(begin)

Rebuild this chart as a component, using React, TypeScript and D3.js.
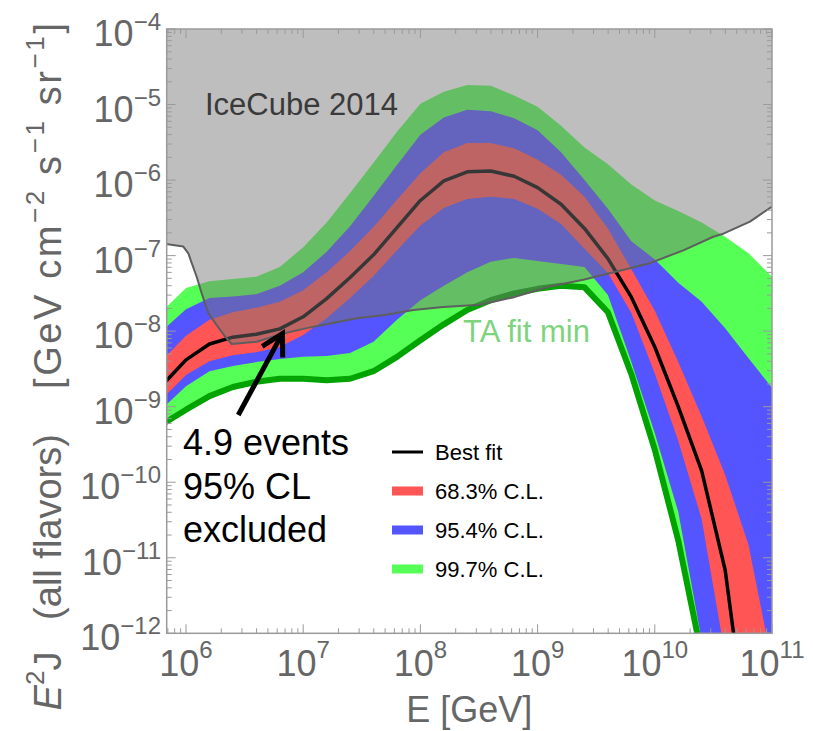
import React from "react";
import * as d3 from "d3";

// energy grid, log10(E / GeV)
const logE = [5.8, 6.0, 6.2, 6.4, 6.6, 6.8, 7.0, 7.2, 7.4, 7.6, 7.8, 8.0, 8.2, 8.4, 8.6, 8.8, 9.0, 9.2, 9.4, 9.6, 9.8, 10.0, 10.2, 10.4, 10.6, 10.8, 11.0];

// log10(E^2 J)
const bestFit = [-8.71, -8.38, -8.17, -8.08, -8.04, -7.97, -7.81, -7.57, -7.29, -6.99, -6.63, -6.27, -6.01, -5.89, -5.88, -5.95, -6.10, -6.32, -6.64, -7.04, -7.55, -8.21, -9.0, -9.85, -11.16, -13.5, -15.0];
const cl68Upper = [-8.38, -8.06, -7.85, -7.75, -7.69, -7.61, -7.46, -7.22, -6.94, -6.62, -6.26, -5.91, -5.63, -5.51, -5.51, -5.58, -5.73, -5.93, -6.22, -6.64, -7.18, -7.73, -8.41, -9.13, -9.9, -10.83, -12.39];
const cl68Lower = [-8.89, -8.58, -8.4, -8.32, -8.28, -8.21, -8.05, -7.83, -7.56, -7.27, -6.93, -6.6, -6.37, -6.25, -6.22, -6.25, -6.38, -6.58, -6.91, -7.23, -7.76, -8.56, -9.45, -10.49, -12.29, -14.0, -16.0];
const cl95Upper = [-7.99, -7.71, -7.56, -7.54, -7.51, -7.4, -7.22, -6.95, -6.61, -6.21, -5.8, -5.4, -5.17, -5.07, -5.09, -5.18, -5.34, -5.63, -6.0, -6.38, -6.81, -7.05, -7.36, -7.61, -7.96, -8.36, -8.75];
const cl95Lower = [-9.02, -8.73, -8.53, -8.46, -8.41, -8.37, -8.34, -8.33, -8.29, -8.14, -7.85, -7.59, -7.4, -7.22, -7.08, -7.03, -7.07, -7.11, -7.15, -7.52, -8.41, -9.35, -10.39, -12.09, -13.9, -15.5, -17.0];
const cl997Upper = [-7.73, -7.43, -7.34, -7.31, -7.28, -7.15, -6.89, -6.56, -6.17, -5.77, -5.36, -4.99, -4.83, -4.74, -4.75, -4.88, -5.03, -5.28, -5.57, -5.79, -6.06, -6.27, -6.41, -6.56, -6.75, -6.97, -7.28];
// TA fit min = lower edge of the 99.7% band
const taFitMin = [-9.23, -9.04, -8.86, -8.74, -8.67, -8.63, -8.63, -8.65, -8.63, -8.53, -8.34, -8.12, -7.91, -7.72, -7.59, -7.5, -7.44, -7.4, -7.42, -7.75, -8.57, -9.57, -10.77, -12.29, -14.2, -16.0, -18.0];

// IceCube 2014 limit
const iceLogE = [5.8, 5.977, 6.02, 6.049, 6.091, 6.134, 6.19, 6.262, 6.333, 6.39, 6.603, 6.83, 7.03, 7.229, 7.457, 7.683, 7.939, 8.195, 8.509, 8.8, 9.106, 9.39, 9.675, 9.959, 10.243, 10.499, 10.585, 10.812, 11.0];
const iceLogJ = [-6.84, -6.88, -6.97, -7.1, -7.28, -7.5, -7.76, -7.92, -8.07, -8.17, -8.14, -8.03, -7.96, -7.9, -7.83, -7.79, -7.72, -7.68, -7.65, -7.55, -7.41, -7.32, -7.21, -7.1, -6.93, -6.75, -6.71, -6.55, -6.35];

const xTickExps = [6, 7, 8, 9, 10, 11];
const yTickExps = [-12, -11, -10, -9, -8, -7, -6, -5, -4];

const legendItems = [
  { label: "Best fit", color: "#000000", kind: "line" },
  { label: "68.3% C.L.", color: "#ff5555", kind: "box" },
  { label: "95.4% C.L.", color: "#5555ff", kind: "box" },
  { label: "99.7% C.L.", color: "#55ff55", kind: "box" },
];

const noteLines = ["4.9 events", "95% CL", "excluded"];

const FONT = "'Liberation Sans', Arial, Helvetica, sans-serif";
const W = 813, H = 731;
const frame = { left: 166.7, right: 772, top: 29, bottom: 633.3 };
const minus = (n: number) => (n < 0 ? "\u2212" + Math.abs(n) : String(n));

export default function App() {
  const x = d3.scaleLog().domain([Math.pow(10, 5.8353), 1e11]).range([frame.left, frame.right]);
  const y = d3.scaleLog().domain([1e-12, 1e-4]).range([frame.bottom, frame.top]);
  const px = (lg: number) => x(Math.pow(10, lg));
  const py = (lg: number) => y(Math.pow(10, lg));

  const idx = logE.map((_, i) => i);
  const band = (lo: number[], hi: number[]) =>
    d3.area<number>().x(i => px(logE[i])).y0(i => py(lo[i])).y1(i => py(hi[i]))(idx) || "";
  const line = (vals: number[]) => d3.line<number>().x(i => px(logE[i])).y(i => py(vals[i]))(idx) || "";

  const iceIdx = iceLogE.map((_, i) => i);
  const iceArea = d3.area<number>().x(i => px(iceLogE[i])).y0(i => py(iceLogJ[i])).y1(() => frame.top - 5)(iceIdx) || "";
  const iceLine = d3.line<number>().x(i => px(iceLogE[i])).y(i => py(iceLogJ[i]))(iceIdx) || "";

  // ticks
  const xTicks: { v: number; major: boolean }[] = [];
  for (let d = 5; d <= 10; d++) for (let k = 1; k <= 9; k++) {
    const v = k * Math.pow(10, d);
    if (v >= x.domain()[0] && v <= 1e11) xTicks.push({ v, major: k === 1 });
  }
  xTicks.push({ v: 1e11, major: true });
  const yTicks: { v: number; major: boolean }[] = [];
  for (let d = -12; d <= -5; d++) for (let k = 1; k <= 9; k++) yTicks.push({ v: k * Math.pow(10, d), major: k === 1 });
  yTicks.push({ v: 1e-4, major: true });

  // arrow (data coords for tail and tip)
  const tail = [px(6.446), py(-9.11)];
  const tip = [px(6.823), py(-8.03)];
  const ang = Math.atan2(tail[1] - tip[1], tail[0] - tip[0]);
  const headLen = 24, spread = Math.PI / 6.2;
  const arm = (s: number) => [tip[0] + headLen * Math.cos(ang + s), tip[1] + headLen * Math.sin(ang + s)];
  const a1 = arm(spread), a2 = arm(-spread);

  const tickColor = "#9a9a9a";
  const labelColor = "#666666";

  return (
    <svg width={W} height={H} style={{ position: "absolute", left: 0, top: 0, background: "#fff" }} fontFamily={FONT}>
      <defs>
        <clipPath id="plotClip">
          <rect x={frame.left} y={frame.top} width={frame.right - frame.left} height={frame.bottom - frame.top} />
        </clipPath>
      </defs>
      <rect x={0} y={0} width={W} height={H} fill="#fff" />

      <g clipPath="url(#plotClip)">
        <path d={band(taFitMin, cl997Upper)} fill="#55ff55" />
        <path d={band(cl95Lower, cl95Upper)} fill="#5555ff" />
        <path d={band(cl68Lower, cl68Upper)} fill="#ff5555" />
        <path d={line(bestFit)} fill="none" stroke="#000" strokeWidth={3.5} strokeLinejoin="round" />
        <path d={line(taFitMin)} fill="none" stroke="#00a300" strokeWidth={6} strokeLinejoin="round" />
        <path d={iceArea} fill="#757575" fillOpacity={0.47} />
        <path d={iceLine} fill="none" stroke="#5e5e5e" strokeWidth={2} strokeLinejoin="round" />
      </g>

      {/* frame and ticks */}
      <rect x={frame.left} y={frame.top} width={frame.right - frame.left} height={frame.bottom - frame.top}
        fill="none" stroke={tickColor} strokeWidth={1.5} />
      {xTicks.map((t, i) => {
        const X = x(t.v), len = t.major ? 9 : 5;
        return (
          <g key={"xt" + i} stroke={tickColor} strokeWidth={1}>
            <line x1={X} x2={X} y1={frame.bottom} y2={frame.bottom - len} />
            <line x1={X} x2={X} y1={frame.top} y2={frame.top + len} />
          </g>
        );
      })}
      {yTicks.map((t, i) => {
        const Y = y(t.v), len = t.major ? 9 : 5;
        return (
          <g key={"yt" + i} stroke={tickColor} strokeWidth={1}>
            <line x1={frame.left} x2={frame.left + len} y1={Y} y2={Y} />
            <line x1={frame.right} x2={frame.right - len} y1={Y} y2={Y} />
          </g>
        );
      })}

      {/* tick labels */}
      {xTickExps.map(e => (
        <text key={"xl" + e} x={x(Math.pow(10, e))} y={676} textAnchor="middle" fill={labelColor} fontSize={36}>
          <tspan>10</tspan>
          <tspan fontSize={24} dy={-18}>{minus(e)}</tspan>
        </text>
      ))}
      {yTickExps.map(e => (
        <text key={"yl" + e} x={161} y={y(Math.pow(10, e)) + 17} textAnchor="end" fill={labelColor} fontSize={36}>
          <tspan>10</tspan>
          <tspan fontSize={24} dy={-16}>{minus(e)}</tspan>
        </text>
      ))}

      {/* axis titles */}
      <text x={(frame.left + frame.right) / 2} y={722} textAnchor="middle" fill={labelColor} fontSize={36}>E [GeV]</text>
      <g fill={labelColor} fontSize={38}>
        <text transform="translate(61,681) rotate(-90)" textAnchor="middle">
          <tspan fontStyle="italic">E</tspan>
          <tspan fontSize={26} dy={-17}>2</tspan>
          <tspan dy={17}>J</tspan>
        </text>
        <text transform="translate(61,527) rotate(-90)" textAnchor="middle">(all flavors)</text>
        <text transform="translate(61,206) rotate(-90)" textAnchor="middle" textLength={366} lengthAdjust="spacing">
          <tspan>[GeV cm</tspan>
          <tspan fontSize={26} dy={-17}>{"\u22122"}</tspan>
          <tspan dy={17}> s</tspan>
          <tspan fontSize={26} dy={-17}>{"\u22121"}</tspan>
          <tspan dy={17}> sr</tspan>
          <tspan fontSize={26} dy={-17}>{"\u22121"}</tspan>
          <tspan dy={17}>]</tspan>
        </text>
      </g>

      {/* annotations */}
      <text x={205} y={115} fontSize={31} fill="#3a3a3a">IceCube 2014</text>
      <text x={463} y={341.5} fontSize={31} fill="#7ed47e">TA fit min</text>

      <g stroke="#000" strokeWidth={5} fill="none">
        <line x1={tail[0]} y1={tail[1]} x2={tip[0]} y2={tip[1]} />
        <polyline points={`${a1[0]},${a1[1]} ${tip[0]},${tip[1]} ${a2[0]},${a2[1]}`} strokeLinejoin="miter" />
      </g>
      {noteLines.map((s, i) => (
        <text key={s} x={183} y={455 + i * 43.5} fontSize={36} fill="#000">{s}</text>
      ))}

      {/* legend */}
      {legendItems.map((it, i) => {
        const base = 460 + i * 39;
        return (
          <g key={it.label}>
            {it.kind === "line"
              ? <line x1={392} x2={423} y1={base - 8} y2={base - 8} stroke={it.color} strokeWidth={3} />
              : <rect x={392} y={base - 12.5} width={31} height={9} fill={it.color} />}
            <text x={435} y={base} fontSize={22} fill="#000">{it.label}</text>
          </g>
        );
      })}
    </svg>
  );
}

(end)

[What you have to do]: Leave the pictures out and reproduce exactly the lines from the top of the listing above through the line with "10.6, 10.8, 11.0];".

[Correct result]:
Rebuild this chart as a component, using React, TypeScript and D3.js.
import React from "react";
import * as d3 from "d3";

// energy grid, log10(E / GeV)
const logE = [5.8, 6.0, 6.2, 6.4, 6.6, 6.8, 7.0, 7.2, 7.4, 7.6, 7.8, 8.0, 8.2, 8.4, 8.6, 8.8, 9.0, 9.2, 9.4, 9.6, 9.8, 10.0, 10.2, 10.4, 10.6, 10.8, 11.0];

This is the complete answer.